The Supreme Court in Manoj Pratap Singh v. State of Rajasthan, SLP (Crl.) No(s). 7899-7900 of 2015 while upholding the death sentence awarded to a man for the rape and murder of a seven-and-a-half-year-old mentally and physically challenged girl, observed that it has never been the effort of the Courts to somehow make the death penalty redundant and non-existent for all practical purposes.
In this case, the convict kidnapped the victim by luring her with confectionary items and then brutally raped the 7-year-old mentally and physically challenged girl, and eventually mercilessly killed the girl by causing various head injuries. Moreover, all these crimes were committed using a stolen motorcycle.
The convict, 28 years of age with having a family of wife, a daughter about 8 years of age and aged parents, was continuously involved in criminal activities even prior to this crime ranging from Section 3 of Prevention of Damage to Public Property Act, 1984, Section 379 IPC and even 307 IPC. His crimes did not stop even after the conviction, even while he was in Jail, apart from quarrelling with other inmates and earning 7 days’ punishment, he had been accused and convicted of the offence of yet another murder, this time of a co-inmate.

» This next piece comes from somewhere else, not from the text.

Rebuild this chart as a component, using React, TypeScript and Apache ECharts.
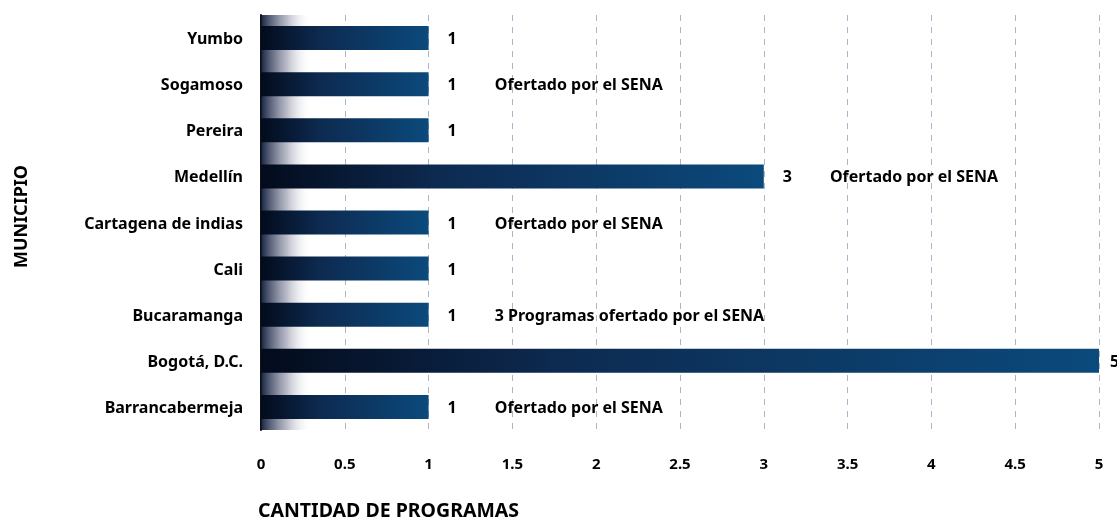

The appellant requested to get the death penalty set aside based on the fact that he has a minor daughter and an aged father, and the crime was committed when he was only 28 years of age. He also argued that his overall conduct in prison is without any blemish except the allegation of his involvement in a case of murder.
The Court responded negatively and stated that “We could only wonder what more of criminal activity would qualify as a blemish, if not the involvement and conviction in a case of murder of a fellow jail inmate! This is apart from the other 7 days’ punishment earned by the appellant for quarreling with another jail inmate.”
The court also rejected the appellant’s suggestion concerning the psychological evaluation report and further refused to proceed with the theory of residual doubt.
The court observed that in the present case, where the appellant is found to be indulging incessantly in criminal activities both before and after the crime in question; calling for any further report of the likelihood of reformation and rehabilitation of the appellant could be proposed only if the judicial process is determined to annul the death sentence altogether, by finding one way or the other to avoid the same in every case.
“Such an approach would be counter-productive to the entire system of maintenance of order in the society; and could be countenanced only if we would be inclined to think that whatever be the society’s cry for justice, the statutory provision of death sentence should itself be given its interment or burial.”
The court, therefore, concluded that read as a whole, the fact-sheet concerning the appellant leads only the logical deduction that there is no possibility that he would not relapse again in this crime if given any indulgence.
The bench also observed that
“The quest for justice in such cases, with death sentence being awarded and maintained only in extreme cases, does not mean that the matter would be approached and examined in the manner that death sentence has to be avoided, even if the matter indeed calls for such a punishment.”